I’m not sure there’s a great solution here. The best I’ve got to is to record a fraction of the lower of available-to-work hours and the minimum you want.
So if say you have a minimum of 3 hours/day you want to work, if the work is available:
- you work 4 hours, you record 4/3
- you work 3 hours, you record 3/3
- you work 2 hours (but could have done 3 - there was enough work there to do this), you record 2/3
- you work 2 hours because there was only 2 hours of work available, you record 2/2
You can enter fractions in the Beeminder data entry interfaces, so this isn’t hard to enter. The graph slope is set to 1/day (or probably 1/weekday, if you are on a premium plan). You can find the actual hours worked by multiplying your total by (in this case) the 3hrs/day you targetted.
It’s not perfect. Here are a couple of niggles I can see:
- beeminder records as decimals, not fractions, so that can look ugly (but you can always enter the hours as a note on the data line)
- if you want to change your minimum per day, you have to make a mental note of this (or use the note field in the data entry)
Might be worth trying something like this!
Echoing @shanaqui’s answer of “design your goal such that this situation is impossible”: Obviously every job is different but for me, even if my corp vpn was dead and I couldn’t clone fresh code at all, there’s approximately infinite doc improvement, ticket updates, “hmm-one-day-i-should” lists to prune & refine, people to ping for updates on their work, &c, that I could spend time on and call it “focused ticket work” without any shred of uncertainty.
I’m not sure I agree with your rule of thumb; at the very least it should be constrained by time (i.e., 5 derailments over a year is different than 5 in a month).
I don’t like both of those things: the red triangle and the jagged line. It’s not really what y’all were going for, but I’m as motivated by that to avoid derailing as I’m motivated by paying.
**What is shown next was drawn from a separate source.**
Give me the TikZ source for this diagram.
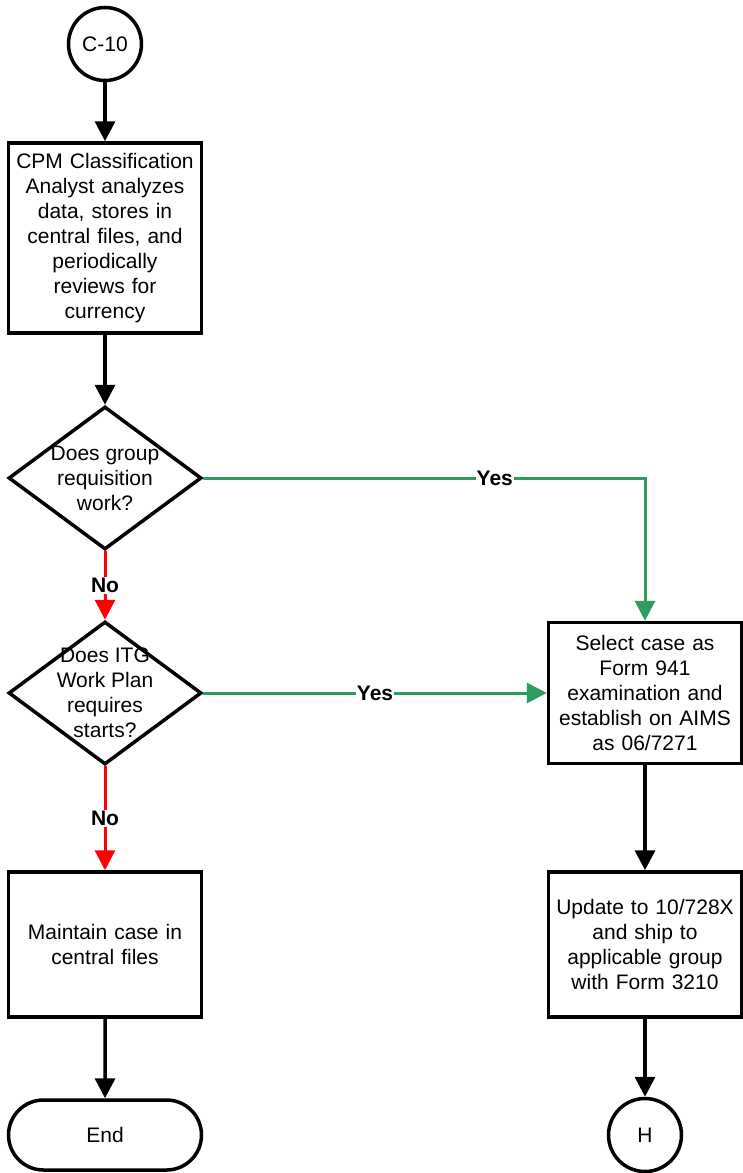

Thanks, everyone, for the thoughts. I’ll mix and match and find something I can work with.
The idea is not that we’d ever say “you called not legit 10 times while you were sick, now you can’t do it again until you’ve derailed 40 more times to maintain your 1:5 ratio”. It’s more like “in the long run, on balance, are you crying off more often than you accept the charge? If so, something is wrong here.”
And sometimes the reason is that there’s something wrong on Beeminder’s side, e.g. there’s something buggy about the integration or about reminders.
Well, I’m not sure if I should tell you the things that mitigate that, then! But if you want to know and don’t think it will harm your motivation (particularly as part of it is fiddly): as long as you don’t make your goal easier in the present, you can smooth out just about anything using graph.beeminder.com, and the red triangle can be removed by editing the text of the “Recommitted at” datapoint (or deleting it).